Researchers at the West Coast Metabolomics Center at University of California-Davis are working to identify biomarkers that could be the basis of early tests for lung cancer. Oliver Fiehn, director of the Metabolomics Center, project scientist William Wikoff, and colleagues set out to look for biomarkers of developing lung cancer in blood from patients. In order to find early biomarkers for lung cancer, the research team needed to examine blood samples from individuals who developed the disease months or years before they were diagnosed and accessed samples from the CARET clinical trial.

According to the Science Daily news report, Wikoff and Fiehn found that the molecule diacetylspermine was almost doubled in serum collected from patients up to six months before they were diagnosed with lung cancer, compared to healthy controls, by applying metabolomics. Metabolomics is an approach that involves all the biochemical products of metabolism in cells and tissues at the same time.

The researchers then combined diacetylspermine with the previously identified biomarker pro-surfactant protein B (pro-SFTPB), a protein. The team tested for both markers in another set of sera collected from CARET patients’ months before they developed lung cancer.

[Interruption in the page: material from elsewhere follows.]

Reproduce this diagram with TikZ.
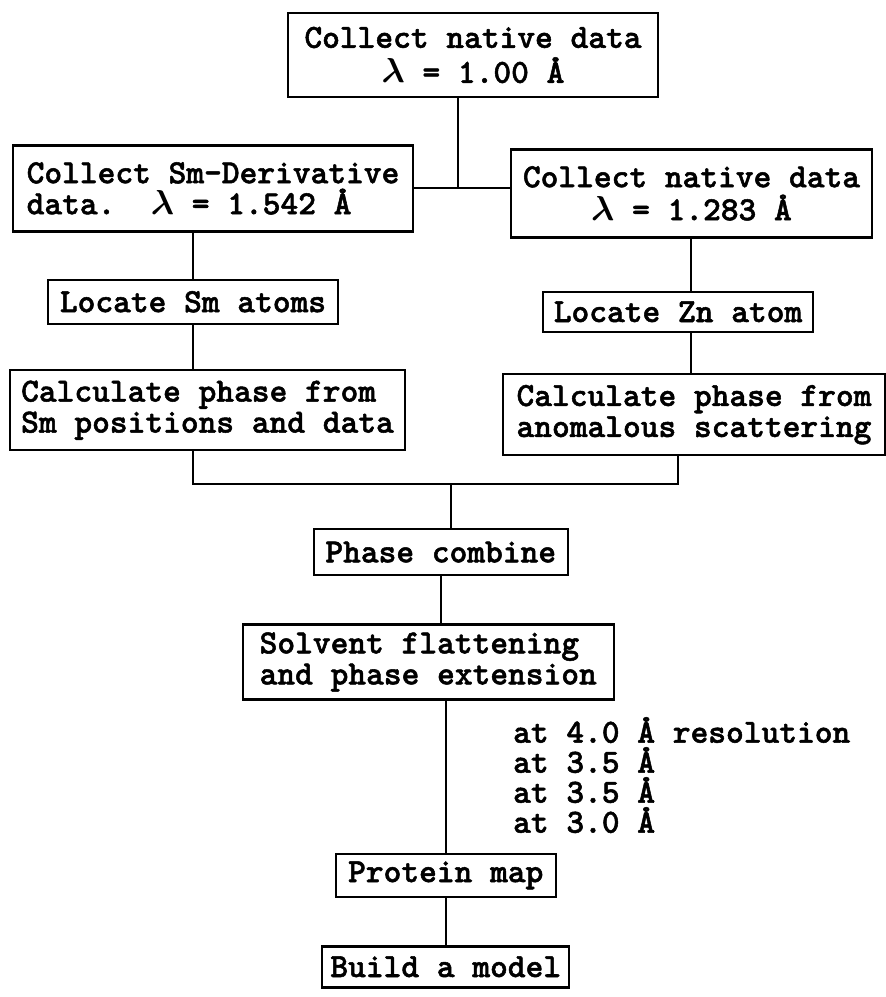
\documentclass[tikz,border=0pt]{standalone}
\usepackage{fontspec}
\usepackage{tikz}
\usetikzlibrary{positioning,calc}
\newfontfamily\typewr{lmmonolt10-bold.otf}[FakeBold=1.5]
\newcommand{\ttlabel}{\typewr\fontsize{16.9}{15.5}\selectfont\boldmath}
\tikzset{
  stepbox/.style={draw,line width=1.2pt,inner xsep=4pt,inner ysep=2pt,align=center,font=\ttlabel},
  stepleft/.style={stepbox,align=left},
  link/.style={line width=1pt},
  note/.style={inner sep=0pt,align=left,font=\ttlabel\fontsize{16.9}{15}\selectfont},
}
\begin{document}
\begin{tikzpicture}
\useasboundingbox (-236.5pt,27.5pt) rectangle (206pt,-471pt);
% data collection
\node[stepbox,minimum width=185pt,minimum height=42pt] (nat1) {Collect native data\\[2pt]$\lambda$ = 1.00 Å};
\node[stepleft,below=23pt of nat1,xshift=-130pt,minimum width=200pt,minimum height=43pt] (smder) {Collect Sm-Derivative\\data.\ \ $\lambda$ = 1.542 Å};
\node[stepbox,below=25pt of nat1,xshift=109.25pt,minimum width=180.5pt,minimum height=44pt] (nat2) {Collect native data\\[1pt]$\lambda$ = 1.283 Å};
% heavy atoms
\node[stepbox,below=23pt of smder,xshift=-10pt,minimum width=145pt,minimum height=22pt] (locsm) {Locate Sm atoms};
\node[stepbox,below=26pt of nat2,xshift=-6.75pt,minimum width=135pt,minimum height=20pt] (loczn) {Locate Zn atom};
\node[stepleft,below=22pt of locsm,xshift=7.25pt,minimum width=197.5pt,minimum height=40pt] (calcsm) {Calculate phase from\\Sm positions and data};
\node[stepleft,below=20pt of loczn,xshift=8pt,minimum width=191pt,minimum height=40.5pt] (calczn) {Calculate phase from\\anomalous scattering};
\path ($(calcsm.south)!.5!(calczn.south)$) ++(0,-15pt) coordinate (jn);
% phasing and map
\node[stepbox,below=22pt of jn,xshift=-5pt,minimum width=127pt,minimum height=23pt] (combine) {Phase combine};
\node[stepleft,below=23.5pt of combine,xshift=-6.25pt,minimum width=185.5pt,minimum height=37.5pt] (solvent) {Solvent flattening\\and phase extension};
\node[stepbox,below=76pt of solvent,xshift=8.75pt,minimum width=110pt,minimum height=21.5pt] (protein) {Protein map};
\node[stepbox,below=23.5pt of protein,minimum width=123.5pt,minimum height=20.5pt] (model) {Build a model};
\node[note,below=8pt of solvent.south,anchor=north west,xshift=42.25pt] (res) {at 4.0 Å resolution\\at 3.5 Å\\at 3.5 Å\\at 3.0 Å};
\draw[link] ([xshift=-7.5pt]nat1.south) -- ([xshift=-7.5pt]nat1.south |- smder.east);
\draw[link] (smder.east) -- (smder.east -| nat2.west);
\draw[link] (locsm.north) -- (locsm.north |- smder.south);
\draw[link] (nat2.south) -- (nat2.south |- loczn.north);
\draw[link] (locsm.south) -- (locsm.south |- calcsm.north);
\draw[link] (nat2.south |- loczn.south) -- (nat2.south |- calczn.north);
\draw[link] (locsm.south |- calcsm.south) -- (locsm.south |- jn) -- (loczn.south |- jn) -- (loczn.south |- calczn.south);
\draw[link] (jn) -- (jn |- combine.north);
\draw[link] (combine.south) -- (combine.south |- solvent.north);
\draw[link] (protein.north |- solvent.south) -- (protein.north);
\draw[link] (protein.south) -- (protein.south |- model.north);
\end{tikzpicture}
\end{document}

“Early diagnosis is the key to fighting lung cancer,” Fiehn says. “Individually, the markers were about 70% predictive but in combination, that rose to 80%.” Essentially, eight out of 10 people with early-stage cancer would be correctly identified by the combined test. The Science Daily news report notes that if the double biomarker were in use as a clinical test, those patients could then be referred for a low-dose CT scan to confirm the presence of cancer.